In the first incident, Moore was ordered by a federal court to have a monument to the Ten Commandments removed from the front of the Alabama Judicial Building. He refused, and the Alabama Court of the Judiciary removed him from his office.

In 2016, Moore was suspended by the same body after he ordered probate judges to enforce Alabama's ban on same-sex marriages after those unions had been found to be constitutional. He appealed this time, was unsuccessful, and he resigned earlier this year.

When longtime Republican U.S. Senator from the state, Jeff Sessions, was appointed as the new Attorney General of the United States in the new administration of President Donald Trump, Moore announced that he would seek that office.

In September, Moore won a runoff election to become the Republican Party nominee for that Alabama Senate seat. He will oppose Democrat Doug Jones in a general election on December 12, 2017.

Moore is a strong, outspoken Christian who has made numerous public pronouncements against homosexuality, abortion, and radical Islam. He is characterized by many as "far right" in his political and social beliefs.

Those publicly spoken beliefs over decades, as well as his judicial rulings, have made him a major target of liberal critics in political circles and the news media.

All of this would be enough to make Moore's candidacy in next month's Senate election a major story. But at that point it would, for the most part, simply be partisan politics at play. Now there is even more controversy surrounding the candidate.
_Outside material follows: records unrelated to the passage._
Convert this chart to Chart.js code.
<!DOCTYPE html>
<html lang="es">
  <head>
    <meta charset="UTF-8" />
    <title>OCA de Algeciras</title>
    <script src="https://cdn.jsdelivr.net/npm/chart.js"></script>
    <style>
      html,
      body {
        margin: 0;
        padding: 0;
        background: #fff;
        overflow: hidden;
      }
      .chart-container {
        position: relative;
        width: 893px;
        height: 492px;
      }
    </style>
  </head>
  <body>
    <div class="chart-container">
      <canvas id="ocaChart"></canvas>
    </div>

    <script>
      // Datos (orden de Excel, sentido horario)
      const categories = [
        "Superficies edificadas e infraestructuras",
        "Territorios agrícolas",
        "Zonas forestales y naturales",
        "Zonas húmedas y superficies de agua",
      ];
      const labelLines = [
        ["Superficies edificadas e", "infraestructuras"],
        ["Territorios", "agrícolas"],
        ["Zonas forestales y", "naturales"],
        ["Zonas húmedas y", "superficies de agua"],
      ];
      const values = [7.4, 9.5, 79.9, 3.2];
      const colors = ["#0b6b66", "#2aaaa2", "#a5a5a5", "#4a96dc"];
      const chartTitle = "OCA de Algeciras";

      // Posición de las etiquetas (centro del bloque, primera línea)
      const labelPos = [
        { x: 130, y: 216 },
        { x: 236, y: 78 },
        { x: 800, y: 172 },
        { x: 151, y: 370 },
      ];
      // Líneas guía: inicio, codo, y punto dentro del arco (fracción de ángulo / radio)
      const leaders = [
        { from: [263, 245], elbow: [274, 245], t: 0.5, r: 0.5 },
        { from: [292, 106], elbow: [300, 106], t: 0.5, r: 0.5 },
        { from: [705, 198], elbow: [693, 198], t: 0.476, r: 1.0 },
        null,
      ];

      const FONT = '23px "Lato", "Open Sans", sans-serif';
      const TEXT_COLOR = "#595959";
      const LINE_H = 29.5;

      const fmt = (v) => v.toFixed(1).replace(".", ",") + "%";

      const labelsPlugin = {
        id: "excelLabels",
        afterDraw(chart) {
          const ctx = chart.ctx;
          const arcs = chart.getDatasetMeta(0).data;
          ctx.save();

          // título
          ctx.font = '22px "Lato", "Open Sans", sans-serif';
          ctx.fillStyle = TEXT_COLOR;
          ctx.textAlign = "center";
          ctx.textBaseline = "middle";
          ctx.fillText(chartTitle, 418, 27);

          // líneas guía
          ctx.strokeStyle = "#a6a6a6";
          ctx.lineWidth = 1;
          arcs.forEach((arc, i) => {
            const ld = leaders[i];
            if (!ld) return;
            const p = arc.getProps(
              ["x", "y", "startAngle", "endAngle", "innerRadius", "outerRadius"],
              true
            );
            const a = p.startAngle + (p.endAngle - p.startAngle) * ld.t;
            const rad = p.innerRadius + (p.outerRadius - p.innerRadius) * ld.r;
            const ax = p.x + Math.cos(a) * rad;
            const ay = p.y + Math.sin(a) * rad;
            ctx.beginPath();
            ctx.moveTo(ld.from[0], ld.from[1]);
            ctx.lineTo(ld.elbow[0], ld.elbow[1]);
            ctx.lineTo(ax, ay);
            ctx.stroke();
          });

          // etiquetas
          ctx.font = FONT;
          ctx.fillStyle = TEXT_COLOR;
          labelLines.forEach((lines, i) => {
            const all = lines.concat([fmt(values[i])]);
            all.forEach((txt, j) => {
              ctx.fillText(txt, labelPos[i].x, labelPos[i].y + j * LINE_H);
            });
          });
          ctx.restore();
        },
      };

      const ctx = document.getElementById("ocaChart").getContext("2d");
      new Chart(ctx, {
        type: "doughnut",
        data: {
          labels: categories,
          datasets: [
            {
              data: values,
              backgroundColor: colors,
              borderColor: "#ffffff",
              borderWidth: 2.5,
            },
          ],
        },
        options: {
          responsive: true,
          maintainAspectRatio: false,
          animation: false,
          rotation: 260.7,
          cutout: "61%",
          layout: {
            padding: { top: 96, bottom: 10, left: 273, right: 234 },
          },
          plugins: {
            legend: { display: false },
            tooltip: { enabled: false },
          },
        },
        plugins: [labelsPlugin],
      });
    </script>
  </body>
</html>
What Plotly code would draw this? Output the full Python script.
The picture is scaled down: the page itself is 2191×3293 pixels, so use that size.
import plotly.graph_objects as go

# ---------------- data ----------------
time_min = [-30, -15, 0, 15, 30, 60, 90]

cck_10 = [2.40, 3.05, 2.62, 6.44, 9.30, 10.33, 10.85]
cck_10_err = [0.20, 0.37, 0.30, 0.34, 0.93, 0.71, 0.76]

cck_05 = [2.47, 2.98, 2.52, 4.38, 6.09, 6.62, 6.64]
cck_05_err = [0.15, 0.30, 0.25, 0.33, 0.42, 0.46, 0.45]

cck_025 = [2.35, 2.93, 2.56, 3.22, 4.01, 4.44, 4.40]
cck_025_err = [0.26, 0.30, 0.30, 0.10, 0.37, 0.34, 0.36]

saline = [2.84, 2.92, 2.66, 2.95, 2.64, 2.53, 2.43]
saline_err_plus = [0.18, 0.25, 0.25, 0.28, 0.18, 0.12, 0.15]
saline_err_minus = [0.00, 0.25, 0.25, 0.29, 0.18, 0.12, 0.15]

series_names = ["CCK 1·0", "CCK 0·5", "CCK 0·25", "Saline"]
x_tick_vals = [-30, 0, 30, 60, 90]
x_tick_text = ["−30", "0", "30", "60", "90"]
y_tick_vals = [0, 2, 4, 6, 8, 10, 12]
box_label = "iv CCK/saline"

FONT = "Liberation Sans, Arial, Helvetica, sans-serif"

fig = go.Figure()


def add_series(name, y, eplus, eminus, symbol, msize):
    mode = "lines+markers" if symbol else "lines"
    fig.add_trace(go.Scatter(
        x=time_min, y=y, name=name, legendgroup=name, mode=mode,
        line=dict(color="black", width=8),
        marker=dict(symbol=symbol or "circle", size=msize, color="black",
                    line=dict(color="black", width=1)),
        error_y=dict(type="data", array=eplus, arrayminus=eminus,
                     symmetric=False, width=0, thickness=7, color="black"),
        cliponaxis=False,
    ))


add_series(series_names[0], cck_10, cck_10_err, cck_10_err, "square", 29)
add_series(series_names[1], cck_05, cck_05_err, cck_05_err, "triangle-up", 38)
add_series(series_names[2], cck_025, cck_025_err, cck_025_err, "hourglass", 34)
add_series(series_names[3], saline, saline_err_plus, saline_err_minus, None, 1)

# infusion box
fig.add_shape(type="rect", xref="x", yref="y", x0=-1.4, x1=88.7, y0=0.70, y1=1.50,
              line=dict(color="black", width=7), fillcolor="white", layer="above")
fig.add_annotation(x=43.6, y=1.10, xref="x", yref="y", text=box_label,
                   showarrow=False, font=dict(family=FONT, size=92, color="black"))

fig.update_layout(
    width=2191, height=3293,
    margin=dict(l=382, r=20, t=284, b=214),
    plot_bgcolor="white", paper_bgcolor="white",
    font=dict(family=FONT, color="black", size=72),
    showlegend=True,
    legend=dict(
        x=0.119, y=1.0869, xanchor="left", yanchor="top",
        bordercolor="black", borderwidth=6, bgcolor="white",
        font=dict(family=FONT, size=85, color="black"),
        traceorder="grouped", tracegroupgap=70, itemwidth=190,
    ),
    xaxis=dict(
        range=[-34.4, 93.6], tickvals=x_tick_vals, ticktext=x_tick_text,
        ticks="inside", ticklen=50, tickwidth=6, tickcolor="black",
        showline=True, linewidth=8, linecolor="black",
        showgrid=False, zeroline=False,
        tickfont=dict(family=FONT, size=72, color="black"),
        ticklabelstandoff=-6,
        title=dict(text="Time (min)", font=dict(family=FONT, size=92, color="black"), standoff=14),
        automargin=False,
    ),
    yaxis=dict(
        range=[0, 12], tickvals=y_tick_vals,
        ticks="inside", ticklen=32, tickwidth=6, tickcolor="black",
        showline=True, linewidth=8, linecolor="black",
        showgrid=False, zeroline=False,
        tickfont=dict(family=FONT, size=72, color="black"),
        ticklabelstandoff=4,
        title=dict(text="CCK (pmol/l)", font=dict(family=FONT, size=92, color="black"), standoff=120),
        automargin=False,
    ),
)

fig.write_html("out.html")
Moore has been accused by multiple women of sexual assault decades ago while he was a young prosecutor. These assaults came in the form of what have been described as sexual encounters with teenage girls.

Witnesses have come forward to support some of the women. Those witnesses are able to at least corroborate what they have described as sexual harassment.

For his part, Moore vehemently denies any sexual assault. But he has alluded to relationships with teenage girls who were over the legal age of consent while he was in his early 30's.

A number of folks on both sides of the political aisle, both political office holders and media members, have called on Moore to provide some reliable information to back his refutations. That, or to withdraw from the race.

Moore continues to retain strong support among the Alabama electorate. Results of a reputable poll released today show him with a 49%-43% lead over Jones despite the allegations. Some politicians have said that if Moore does win, they will immediately call for his removal from office.

Moore is just one of many male public figures to face years or even decades-old sexual assault and/or harassment allegations in recent months.

Similar allegations have been made against such celebrity figures as entertainment mogul Harvey Weinstein and directors Oliver Stone and Brett Ratner. Actors Kevin Spacey, Steven Seagal, Jeremy Piven, Louis C.K., and Ed Westwick are among a number of other Hollywood figures facing accusations. For his part, Piven has vehemently denied the accusations.

Eerie questions have even been raised regarding the conduct of former Vice-President Joe Biden.




In the majority of these allegations, there is a "he-said, she-said" or in some cases a "he-said, he-said" aspect. No real proof. No witnesses who actually observed the conduct. In some cases there are supporting witnesses who claim to have known about relationships, or who had been told of incidents by the alleged victims.

All of this brings up the question: who do you believe?

These are very serious allegations when made against anyone. They can ruin careers, and even change the course of American politics, as in the Moore situation. If the allegations are, in fact, lies aimed at some political or monetary goal, or made from out of some attempt at vengeance, that is a travesty.

However, in the cases where there are legitimate victims, then perpetrators should get whatever punishment the legal system, or public opinion and financial consequences, has coming to them.

In the American system of jurisprudence we are a nation that believes you are innocent until proven guilty. However, where scandalous allegations are concerned, that is not always how the court of public opinion works.

Frankly, without some firm evidence to accompany charges of old misconduct, many folks are simply going to believe what they want to believe. That goes for supporters of either the accused or the alleged/actual victims.

If there is one major positive that comes from all of this, perhaps it will be that those predators who do exist will now be stopped in their tracks more easily. Hopefully, true victims will feel empowered to stand up, presenting timely evidence and witnesses to derail these criminals.

As for that Alabama election, should Moore stay in the race, it will be fascinating to watch how it plays out. That goes for the political result, but also for how the public ultimately views him over the long haul.